I have found another limitation of Spark's aggregations compared to Morphir SDK's aggregations - giving the key an arbitrary name. i.e. in Morphir SDK aggregate, we do:

testDataSet =
        [ TestInput1 "k1_1" "k2_1" 1
        , TestInput1 "k1_1" "k2_1" 2
        , TestInput1 "k1_1" "k2_2" 3
        , TestInput1 "k1_1" "k2_2" 4
        , TestInput1 "k1_2" "k2_1" 5
        , TestInput1 "k1_2" "k2_1" 6
        , TestInput1 "k1_2" "k2_2" 7
        , TestInput1 "k1_2" "k2_2" 8
        ]

testDataSet
    |> groupBy .key1
    |> aggregate
        (\key inputs ->
            { key = key
            , count = inputs (count |> withFilter (\a -> a.value < 7))
            , sum = inputs (sumOf .value)
            , max = inputs (maximumOf .value)
            , min = inputs (minimumOf .value)
            }
        )

and get the results

[ { key = "k1_1", count = 4, sum = 10, max = 4, min = 1 }
, { key = "k1_2", count = 2, sum = 26, max = 8, min = 5 }
]

Specifically, key = key part of the aggregate expression creates a column named "key"
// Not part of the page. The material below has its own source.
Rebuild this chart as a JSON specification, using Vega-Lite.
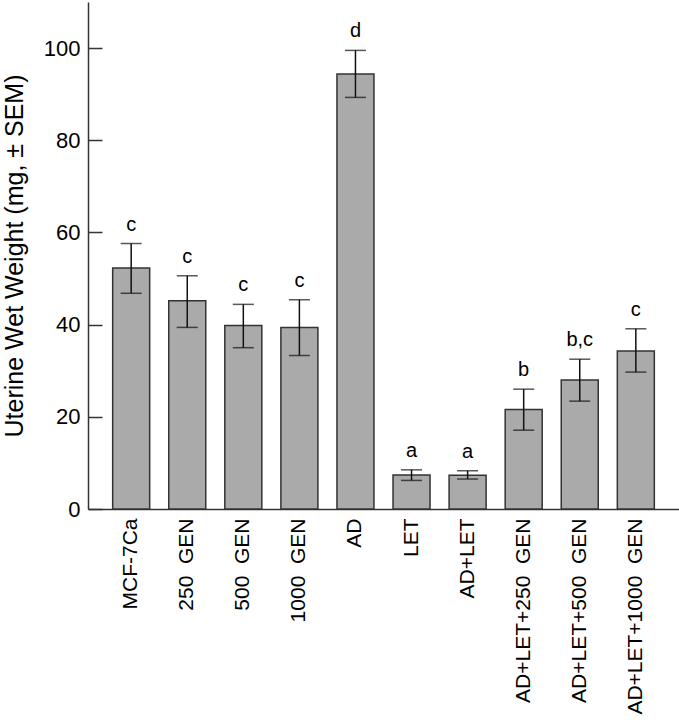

In Spark aggregate, a similar aggregation is:

val simpleData = Seq(("James","Sales","NY",90000,34,10000),
  ("Michael","Sales","NY",86000,56,20000),
  ("Robert","Sales","CA",81000,30,23000),
  ("Maria","Finance","CA",90000,24,23000),
  ("Raman","Finance","CA",99000,40,24000),
  ("Scott","Finance","NY",83000,36,19000),
  ("Jen","Finance","NY",79000,53,15000),
  ("Jeff","Marketing","CA",80000,25,18000),
  ("Kumar","Marketing","NY",91000,50,21000)
)
val df = simpleData.toDF("employee_name","department","state","salary","age","bonus")
df.groupBy("department")
    .agg(
      sum("salary").as("sum_salary"),
      avg("salary").as("avg_salary"),
      sum("bonus").as("sum_bonus"),
      max("bonus").as("max_bonus"))

which generates

+----------+----------+-----------------+---------+---------+
|department|sum_salary|avg_salary       |sum_bonus|max_bonus|
+----------+----------+-----------------+---------+---------+
|Sales     |257000    |85666.66666666667|53000    |23000    |
|Finance   |351000    |87750.0          |81000    |24000    |
|Marketing |171000    |85500.0          |39000    |21000    |
+----------+----------+-----------------+---------+---------+

i.e. the column used to group by, "department", is always given that name in the aggregation.

It's possible to rename the columns by following this up with a Select ObjectExpression, but it's not possible to omit that column (which is possible in Morphir SDK's aggregate), and I don't know if renaming that column is specifically required.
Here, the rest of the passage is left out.